When Rome began to fall in third and fourth centuries, one of the precursors to the disintegration was the failure of the middle class. For almost 1000 years, Rome had functioned with a class system similar to the one America has enjoyed throughout much of the 20th Century. Towards the end, the middle class was essentially obliterated. Everyone was either wealthy or poor, with very little in-between. With no middle class, the majority of the people sank into poverty instead of soaring out of it.

The benefit of this plan is that the wealthy were über-wealthy. Of course, they were also über-small in number which is exactly what you don’t want to be when the hungry serfs come a-callin’ with their pitchforks. But, truth to be told, Rome didn’t fall by way of a violent uprising. Nero may have fiddled dramatically at the end, but like General Macarthur, this old empire didn’t die – it just faded away.

The consequences of the unintentional removal of the middle class were obviously dire, but they certainly weren’t intentional. No one wanted the destruction of the middle class and certainly no one wanted an unstable union that couldn’t hold when its size and weight become too cumbersome. What’s the good in being supremely wealthy and privileged if you don’t have a couple of good servants to fetch things for you?

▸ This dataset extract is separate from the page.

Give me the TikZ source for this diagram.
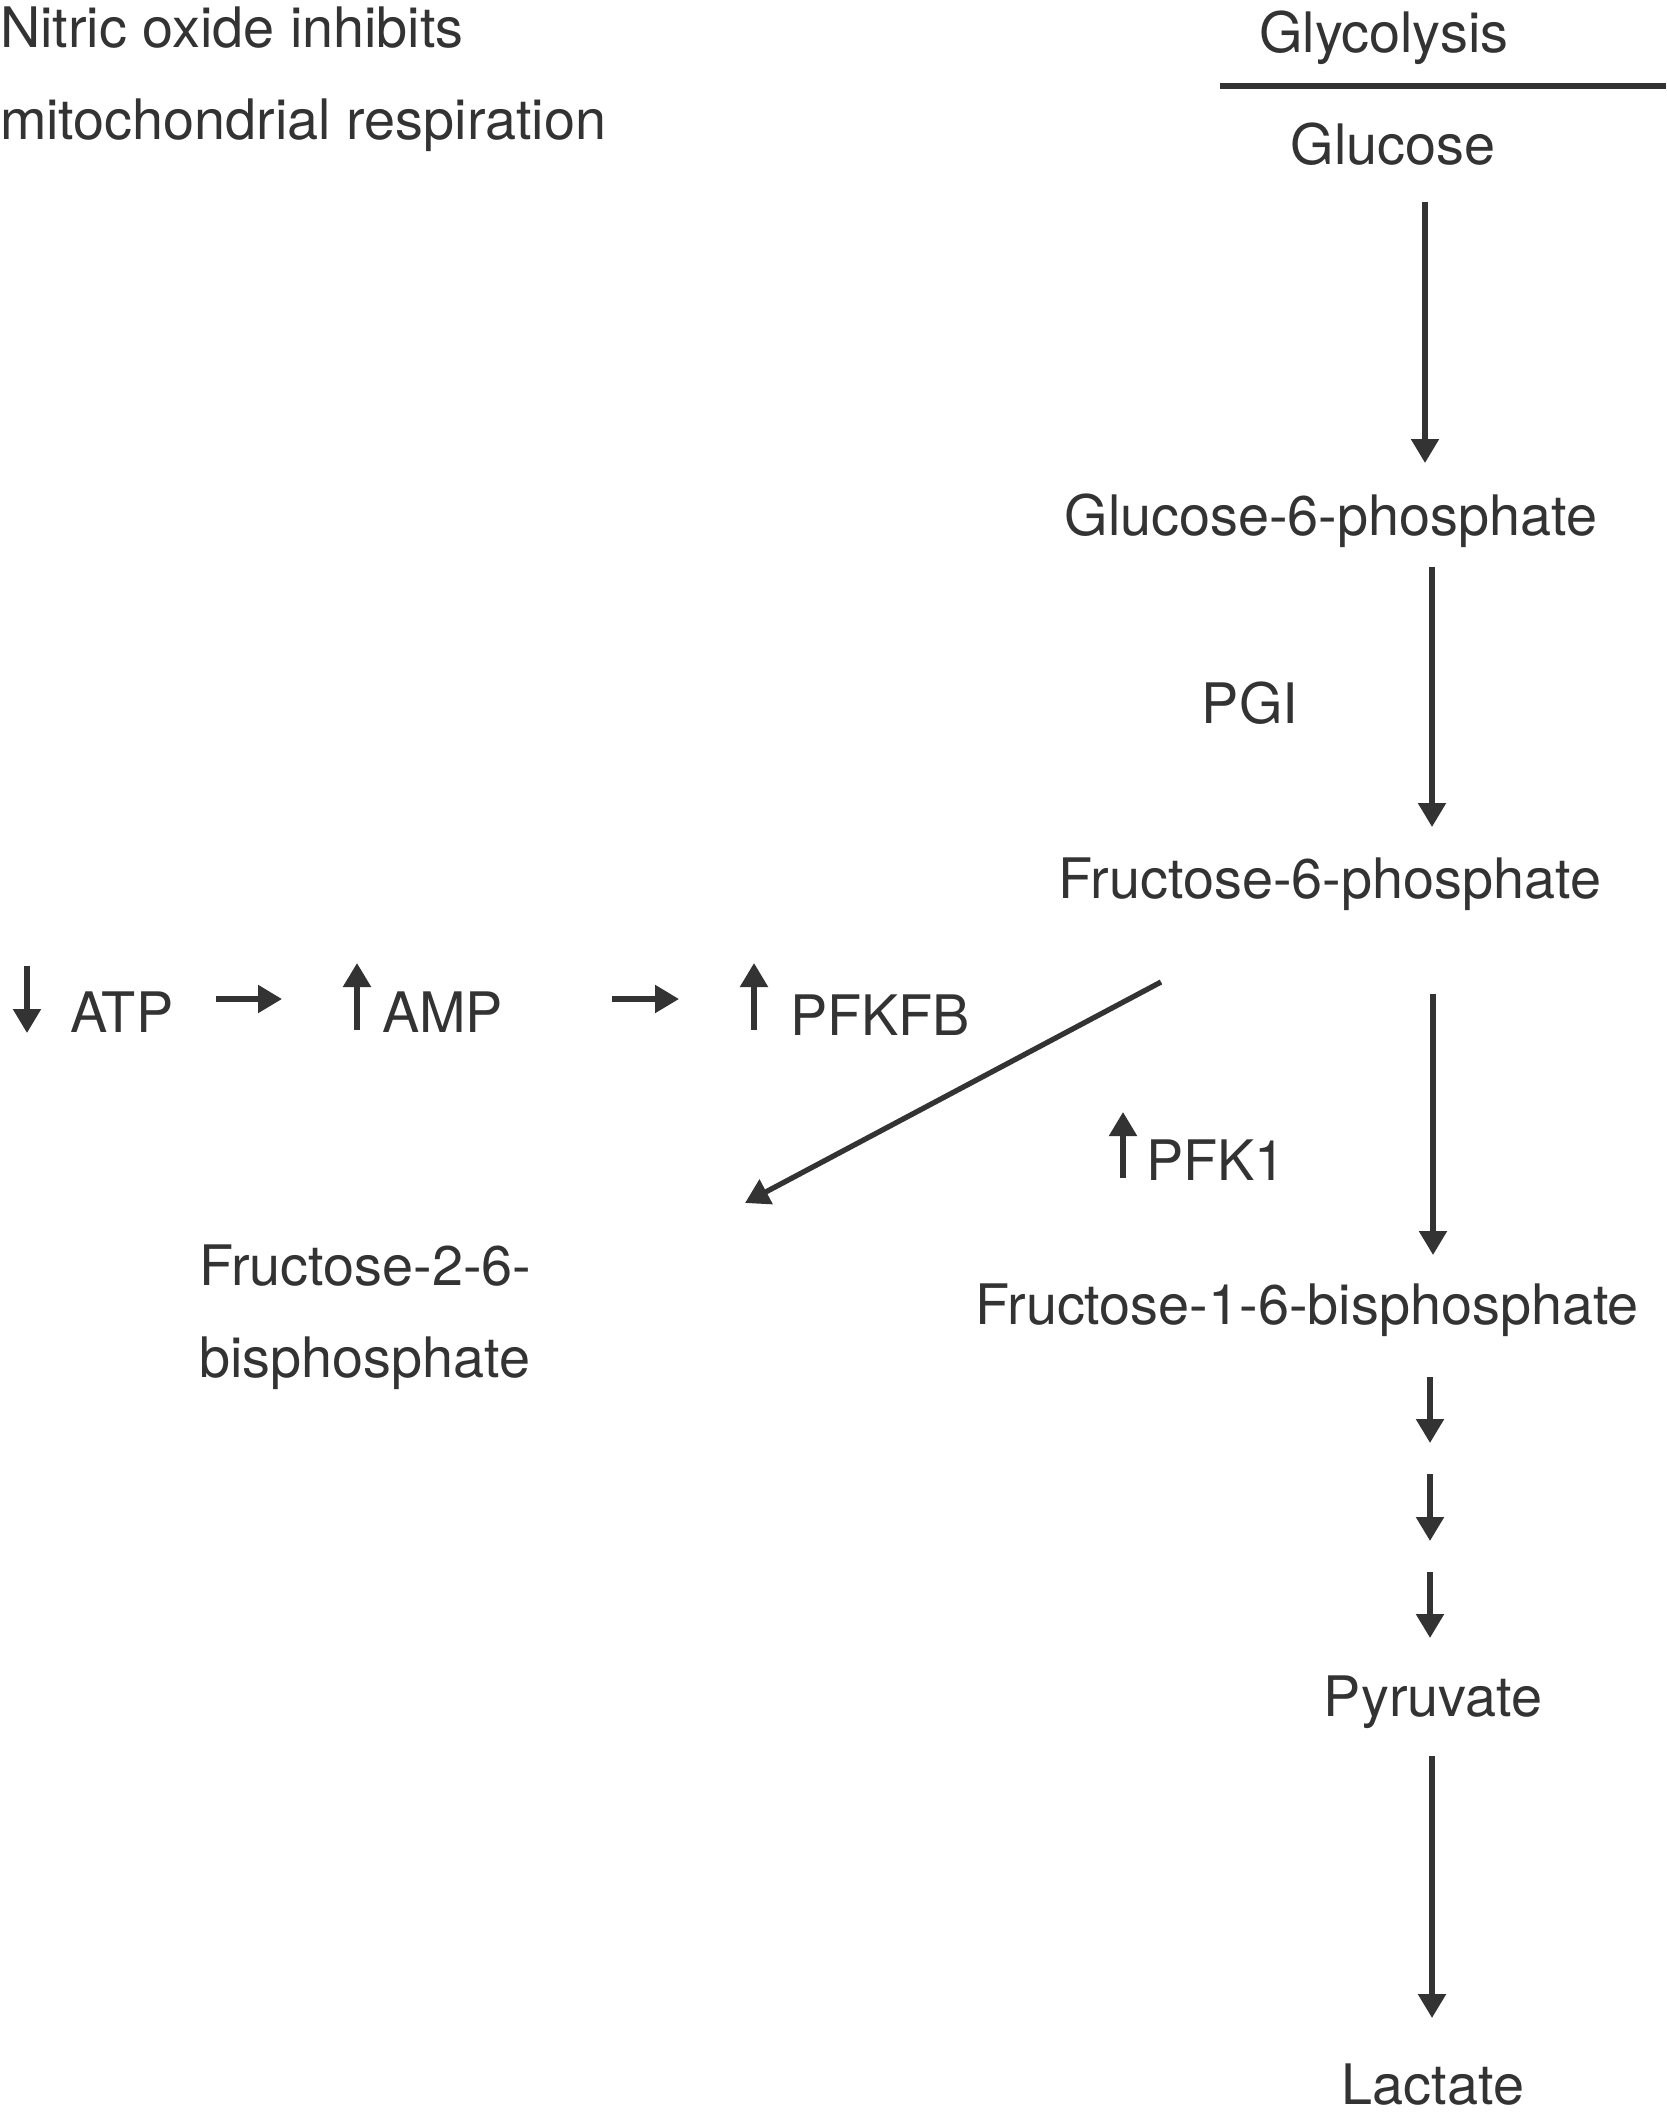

I won’t belabor the obvious parallels between Rome and our post-modern America in this scenario. Well, at least not overly so. I will say that any plan that, whether intentionally or otherwise, contributes to the destruction of the middle class is not a good thing. Holding power is like trying to keep mercury in your hands. Not only is it poisonous, but the bloody stuff is slippery, messy and has a tendency to nip out just when you needed it the most.

Great nations don’t always end in violent conquest. They oftentimes fall victim to their own bad judgment. The Greeks called it “hubris”. You’ll remember we covered that back in Freshman English. The country cannot let the center fall apart. Otherwise, the fall of America may come a lot like T.S. Elliot predicted – not with a bang but a whimper.